Thursday, November 26, 2009
And then there were six
The day Quincy disappeared, I watched him go.
The image of him slipping silently up our neighbours’ driveway until he became obscured by the pine trees that separated our lots, is forever ingrained in my mind.
Quincy spent the morning poking around outside our house, snuffling through fresh snow that covered the grass and gathered in small-mounds near the edge of the forest, the beginnings of snowbanks. I watched him turn and head with purpose towards our neighbours’ place and then begin his relaxed trot up their snow-laden driveway. It was a route he did almost every day.
That day, as he headed off, I felt an overwhelming urge to open the kitchen window where I stood washing dishes and call out his name. In my mind I saw him stop and turn his face towards our house. Past that, I wasn’t sure if he’d come back or turn away and continue on his path. Part of me really wanted to find out. It was a weird, almost unwelcome, urgency that compelled me to try it. I didn’t. We never saw him again.
At the end of that day when he didn’t return, we weren’t too worried. He’d been gone for long stretches before. But I couldn’t shake that feeling I had earlier. Would he have turned around if I called? I think I knew then that he was gone.

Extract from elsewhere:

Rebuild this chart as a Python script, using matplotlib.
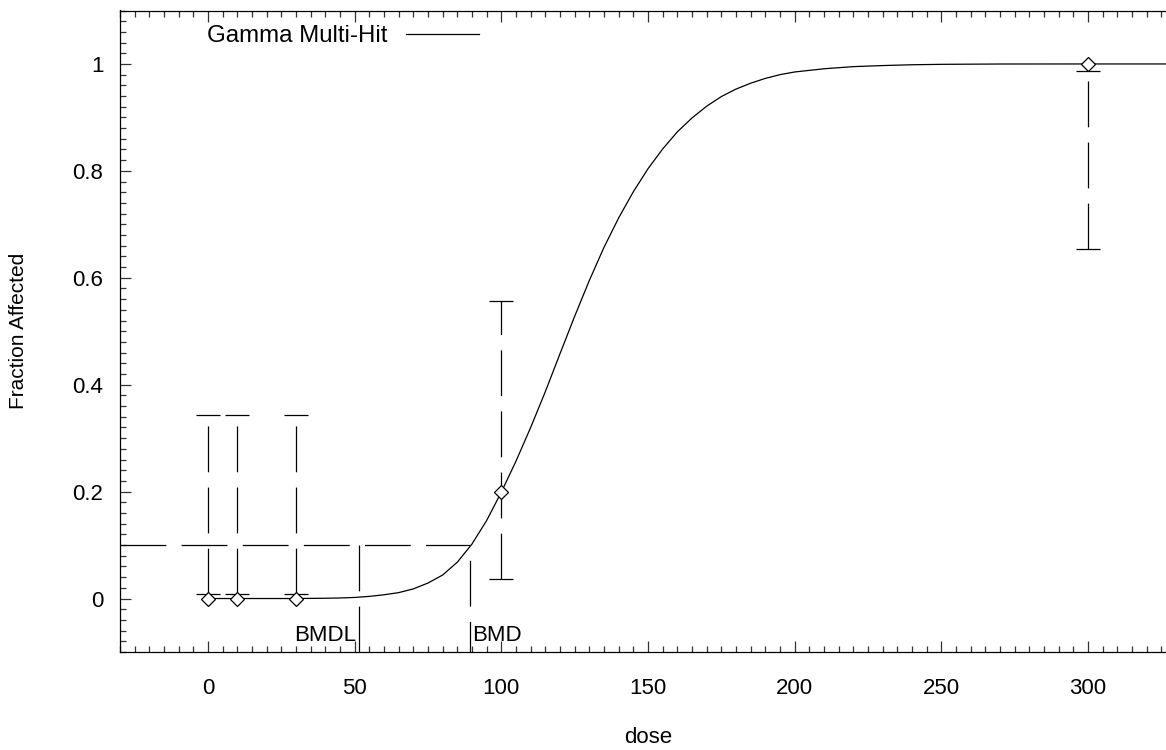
#!/usr/bin/env python3
"""
Gamma Multi-Hit モデルの用量反応曲線 (BMD / BMDL 表示)
"""

import matplotlib
matplotlib.use('Agg')
import matplotlib.pyplot as plt
from matplotlib.ticker import MultipleLocator, FixedLocator, FixedFormatter

plt.rcParams['font.family'] = ['Liberation Sans', 'DejaVu Sans']
plt.rcParams['lines.scale_dashes'] = False

# 観測データ
dose = [0, 10, 30, 100, 300]
frac = [0.0, 0.0, 0.0, 0.2, 1.0]
ci_low = [0.0093, 0.0093, 0.0093, 0.0368, 0.6536]
ci_high = [0.344, 0.344, 0.344, 0.5557, 0.9875]

# モデル曲線
curve_dose = [0, 10, 20, 30, 40, 45, 50, 55, 60, 65, 70, 75, 80, 85, 90, 95,
              100, 105, 110, 115, 120, 125, 130, 135, 140, 145, 150, 155, 160,
              165, 170, 175, 180, 185, 190, 195, 200, 210, 220, 230, 240, 250,
              270, 300, 330]
curve_frac = [0.0, 0.0, 0.0, 0.0, 0.0005, 0.001, 0.002, 0.004, 0.007, 0.011,
              0.018, 0.029, 0.044, 0.068, 0.102, 0.146, 0.199, 0.257, 0.320,
              0.387, 0.458, 0.528, 0.595, 0.657, 0.712, 0.761, 0.804, 0.841,
              0.873, 0.899, 0.921, 0.939, 0.953, 0.964, 0.973, 0.980, 0.985,
              0.991, 0.995, 0.997, 0.9985, 0.9993, 0.9999, 1.0, 1.0]

# BMR / BMD / BMDL
bmr = 0.1
bmd = 89.2
bmdl = 51.4

xticks = [0, 50, 100, 150, 200, 250, 300]
yticks = [0, 0.2, 0.4, 0.6, 0.8, 1.0]
ytick_labels = ['0', '0.2', '0.4', '0.6', '0.8', '1']

DASH = (0, (33, 11))
LW = 0.9

fig = plt.figure(figsize=(11.66, 7.5), dpi=100)
ax = fig.add_axes([0.1029, 0.1307, 0.9057, 0.8553])
ax.set_xlim(-30, 330)
ax.set_ylim(-0.1, 1.1)

# 曲線
curve, = ax.plot(curve_dose, curve_frac, color='black', lw=LW)

# 信頼区間 (下から上へ破線)
ax.vlines(dose, ci_low, ci_high, colors='black', linewidth=LW, linestyles=[DASH])
ax.plot(dose, ci_low, '_', color='black', ms=16.6, mew=LW)
ax.plot(dose, ci_high, '_', color='black', ms=16.6, mew=LW)
ax.plot(dose, frac, 'D', mfc='white', mec='black', ms=7, mew=LW, zorder=3)

# BMR 水平線 と BMD / BMDL 垂直線
ax.plot([-30, bmd], [bmr, bmr], color='black', lw=LW, linestyle=DASH)
ax.plot([bmdl, bmdl], [bmr, -0.1], color='black', lw=LW, linestyle=DASH)
ax.plot([bmd, bmd], [bmr, -0.1], color='black', lw=LW, linestyle=(33, (33, 11)))

ax.text(bmdl - 0.8, -0.08, 'BMDL', ha='right', va='baseline', fontsize=16)
ax.text(bmd + 0.8, -0.08, 'BMD', ha='left', va='baseline', fontsize=16)

# 軸
ax.xaxis.set_major_locator(FixedLocator(xticks))
ax.xaxis.set_minor_locator(MultipleLocator(5))
ax.yaxis.set_major_locator(FixedLocator(yticks))
ax.yaxis.set_major_formatter(FixedFormatter(ytick_labels))
ax.yaxis.set_minor_locator(MultipleLocator(0.02))
ax.tick_params(which='both', direction='in', top=True, right=False,
               color='#333333', width=LW)
ax.tick_params(which='major', length=8, labelsize=16)
ax.tick_params(which='minor', length=4.3)
ax.tick_params(axis='x', which='major', pad=19)
ax.tick_params(axis='y', which='major', pad=12)
for sp in ax.spines.values():
    sp.set_linewidth(LW)

ax.set_xlabel('dose', fontsize=16, labelpad=20)
ax.set_ylabel('Fraction Affected', fontsize=15, labelpad=32)

ax.legend([curve], ['Gamma Multi-Hit'], loc='upper left',
          bbox_to_anchor=(0.082, 0.977), markerfirst=False, frameon=False,
          handlelength=3.05, handletextpad=0.8, borderpad=0,
          borderaxespad=0, fontsize=17.3)

fig.savefig('out.png', dpi=100)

We spent the next few days driving around looking for him. I walked the trails, calling his name, hoping to find a sign, but there was nothing. We put up posters on the group mailboxes in our area and waited to hear.
There were sightings by our neighbours. A dog who lived a ways down the road had started coming to our community. From a distance he looked just like Quincy. I spent many days chasing him through the woods. One early snowy morning I got a call from my neighbour that he’d seen Quincy cut through the woods near their place, headed in my direction. I stumbled into my winter boots and threw my coat on over my pajamas, then ran out the door into the early pink light and a wall of cold air.
I headed up the driveway where I had last seen Quincy, and spotted the dog at the crest of a hill up ahead, bracketed on either side by forest. The early muted sun shone from behind him, outlining his silhouette in gold. I stopped and called to him. I could tell by the angle of his body he was looking at me, then he turned and sauntered off into the trees. I ran up the hill and followed his tracks as far as I could, eventually losing them amongst other tracks that criss-crossed through the woods.
Everyday we expected him to turn up. With Quincy, anything was possible. When he didn’t come home each night I went to bed thinking, maybe tomorrow. We’ll wake up and find him waiting on the deck, we told each other. I don’t think either of us really believed that.
Our hope slowly petered out, but at the same time it was replaced with a feeling of acceptance. It was Quincy’s way after all. No matter how much a part of our family he became, he remained on the fringe, always eager to do his own thing, go his own way. He left our life like he entered it, quietly and without fanfare.
We argued about what happened to him. Morgan was sure he’d met with a pack of wolves or startled someone with a gun. I refused to believe those things. To me, Quincy would always be a free spirit. Obviously it was time for him to move on and I didn’t fall to pieces because I knew in my heart that was true.